In this scenario, the import data status command reports an incorrect imported row count because it doesn't take into account the deleted rows.

For more details, refer to the GitHub issue #360.

End migration

To complete the migration, you need to clean up the export directory (export-dir) and Voyager state (Voyager-related metadata) stored in the target YugabyteDB database.

Run the yb-voyager end migration command to perform the clean up, and to back up the migration report and the log files by providing the backup related flags (mandatory) as follows:

Run the command as follows:

Specify the following parameters in the end-migration section of the configuration file:

...
end-migration:
  backup-schema-files: <true, false, yes, no, 1, 0>
  backup-data-files: <true, false, yes, no, 1, 0>
  save-migration-reports: <true, false, yes, no, 1, 0>
  backup-log-files: <true, false, yes, no, 1, 0>
  # Set optional argument to store a back up of any of the above  arguments.
  backup-dir: <BACKUP_DIR>
...

Run the command:

yb-voyager end migration --config-file <path-to-config-file>
# Replace the argument values with those applicable for your migration.
yb-voyager end migration --export-dir <EXPORT_DIR> \
        --backup-log-files <true, false, yes, no, 1, 0> \
        --backup-data-files false \
        --backup-schema-files false \
        --save-migration-reports <true, false, yes, no, 1, 0> \
        # Set optional argument to store a back up of any of the above arguments.
        --backup-dir <BACKUP_DIR>

Note

  • After performing end migration, you can't continue import data file operations using the specified export directory (export-dir).

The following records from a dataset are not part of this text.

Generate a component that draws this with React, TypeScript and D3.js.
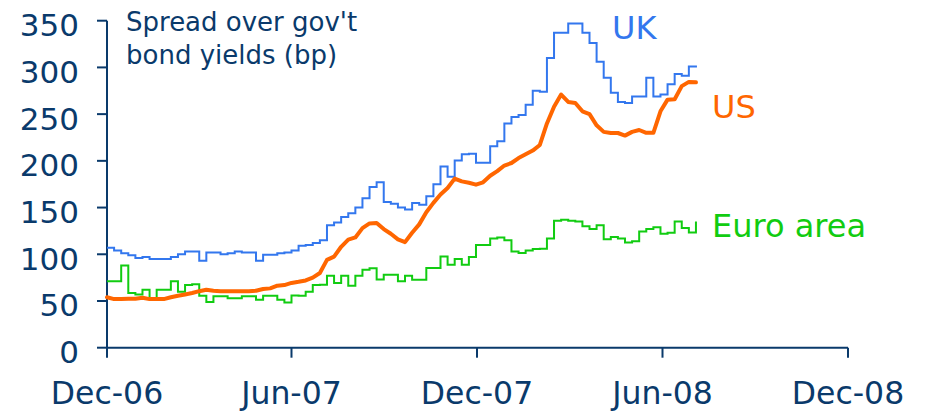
import React from 'react';
import * as d3 from 'd3';

// Weekly observations starting 1 Dec 2006 (basis points)
const START_DATE = new Date(2006, 11, 1);
const WEEK_DAYS = 7;

const ukValues = [
  107, 104, 101, 99, 96, 97, 95, 95, 95, 97,
  100, 103, 103, 93, 102, 102, 100, 101, 103, 102,
  102, 93, 99.5, 99.5, 101, 102, 104, 109, 110, 112,
  115, 131, 134, 140, 144, 150, 160, 172, 177, 156,
  154, 150, 148, 155, 153, 162, 175, 194, 183, 200.5,
  207, 207.6, 198, 198, 215.5, 221, 240, 247, 249, 260,
  275, 274, 310, 337, 337, 347, 347, 337, 326, 306,
  289, 273, 263, 262, 269, 269, 289, 269, 271, 282,
  293, 291, 301, 302,
];

const usValues = [
  54, 52, 52, 52.5, 52.5, 53.5, 52, 52, 52, 54,
  55.6, 57, 58.5, 60.5, 62, 61, 60.5, 60.5, 60.5, 60.5,
  60.5, 61, 62.8, 63.5, 66.4, 67, 69.3, 70.5, 72, 75,
  80, 94, 97.5, 108, 115.6, 118, 128, 133, 133.5, 127,
  122, 116, 113, 123, 132, 145, 155, 164, 171, 181,
  178, 176.5, 174.5, 177, 184, 189, 195, 197.7, 203, 207,
  211, 217, 240, 258, 271, 263, 262, 253, 250, 238,
  231, 229.8, 229.8, 227, 231, 233, 230, 230, 253, 265.5,
  266, 280, 284.5, 284,
];

const euroValues = [
  71, 71, 88, 58.5, 57, 62, 53, 62, 62, 71,
  60, 67, 68, 55.6, 49, 55, 55, 53, 53, 55,
  55, 51.4, 55.6, 55.6, 51.4, 48.5, 56, 55.6, 60, 67,
  67.4, 77, 69.3, 77, 66.4, 77, 83.5, 85, 73, 78,
  78, 71, 77, 72.8, 72.8, 85.3, 85.3, 97.7, 88.8, 95,
  88.8, 97, 110, 110, 117, 118, 115, 103, 101.4, 104,
  105.6, 106, 117, 136, 137, 136, 135, 130, 127, 131,
  116, 118.5, 117, 112.7, 114, 124.5, 127, 129, 122, 123,
  135, 128, 123.4, 135,
];

const yTicks = [0, 50, 100, 150, 200, 250, 300, 350];
const xTickDates = [
  new Date(2006, 11, 1),
  new Date(2007, 5, 1),
  new Date(2007, 11, 1),
  new Date(2008, 5, 1),
  new Date(2008, 11, 1),
];
const titleLines = ["Spread over gov't", 'bond yields (bp)'];
const seriesNames = ['UK', 'US', 'Euro area'];

const NAVY = '#0a3a6b';
const UK_COLOR = '#3377ee';
const US_COLOR = '#ff6600';
const EURO_COLOR = '#11cc11';
const FONT = "'DejaVu Sans', Verdana, sans-serif";

export default function App() {
  const W = 926;
  const H = 412;
  const x = d3
    .scaleTime()
    .domain([xTickDates[0], xTickDates[xTickDates.length - 1]])
    .range([107, 848]);
  const y = d3.scaleLinear().domain([0, 350]).range([347.7, 20.7]);

  const dates = ukValues.map((_, i) => d3.timeDay.offset(START_DATE, WEEK_DAYS * i));

  const stepLine = d3
    .line<number>()
    .x((_, i) => x(dates[i]))
    .y((d) => y(d))
    .curve(d3.curveStepAfter);
  const smoothLine = d3
    .line<number>()
    .x((_, i) => x(dates[i]))
    .y((d) => y(d))
    .curve(d3.curveLinear);

  const fmt = d3.timeFormat('%b-%y');
  const x0 = x.range()[0];
  const x1 = x.range()[1];
  const y0 = y(0);

  return (
    <svg
      width={W}
      height={H}
      viewBox={`0 0 ${W} ${H}`}
      style={{ position: 'absolute', left: 0, top: 0, background: '#fff' }}
    >
      {/* Y axis */}
      <line x1={x0} x2={x0} y1={y(350)} y2={y0} stroke={NAVY} strokeWidth={2} />
      {yTicks.map((t) => (
        <g key={t}>
          <line x1={x0 - 10} x2={x0} y1={y(t)} y2={y(t)} stroke={NAVY} strokeWidth={2} />
          <text
            x={79}
            y={y(t) + 15.5}
            textAnchor="end"
            fontFamily={FONT}
            fontSize={31}
            fill={NAVY}
          >
            {t}
          </text>
        </g>
      ))}
      {/* X axis */}
      <line x1={x0} x2={x1} y1={y0} y2={y0} stroke={NAVY} strokeWidth={2} />
      {xTickDates.map((d, i) => (
        <g key={i}>
          <line x1={x(d)} x2={x(d)} y1={y0} y2={y0 + 10} stroke={NAVY} strokeWidth={2} />
          <text
            x={x(d)}
            y={404}
            textAnchor="middle"
            fontFamily={FONT}
            fontSize={31.5}
            fill={NAVY}
          >
            {fmt(d)}
          </text>
        </g>
      ))}
      {/* Title */}
      {titleLines.map((s, i) => (
        <text key={i} x={126} y={31 + i * 33} fontFamily={FONT} fontSize={26} fill={NAVY}>
          {s}
        </text>
      ))}
      {/* Series */}
      <path d={stepLine(euroValues) || ''} fill="none" stroke={EURO_COLOR} strokeWidth={2} />
      <path d={stepLine(ukValues) || ''} fill="none" stroke={UK_COLOR} strokeWidth={2} />
      <path
        d={smoothLine(usValues) || ''}
        fill="none"
        stroke={US_COLOR}
        strokeWidth={4}
        strokeLinejoin="round"
        strokeLinecap="round"
      />
      {/* Series labels */}
      <text x={612} y={39} fontFamily={FONT} fontSize={32} fill={UK_COLOR}>
        {seriesNames[0]}
      </text>
      <text x={712} y={118} fontFamily={FONT} fontSize={32} fill={US_COLOR}>
        {seriesNames[1]}
      </text>
      <text x={712} y={237} fontFamily={FONT} fontSize={32} fill={EURO_COLOR}>
        {seriesNames[2]}
      </text>
    </svg>
  );
}
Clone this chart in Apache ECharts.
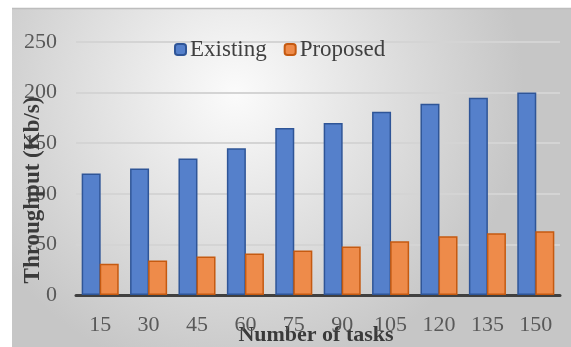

  • Because import data file only imports data (and doesn't import or export the schema or export data), set the --backup-data-files and backup-schema-files arguments to false.

If you want to back up the log file and import data status output for future reference, use the --backup-dir argument, and provide the path of the directory where you want to save the backup content (based on what you choose to back up).

Refer to end migration for more details on the arguments.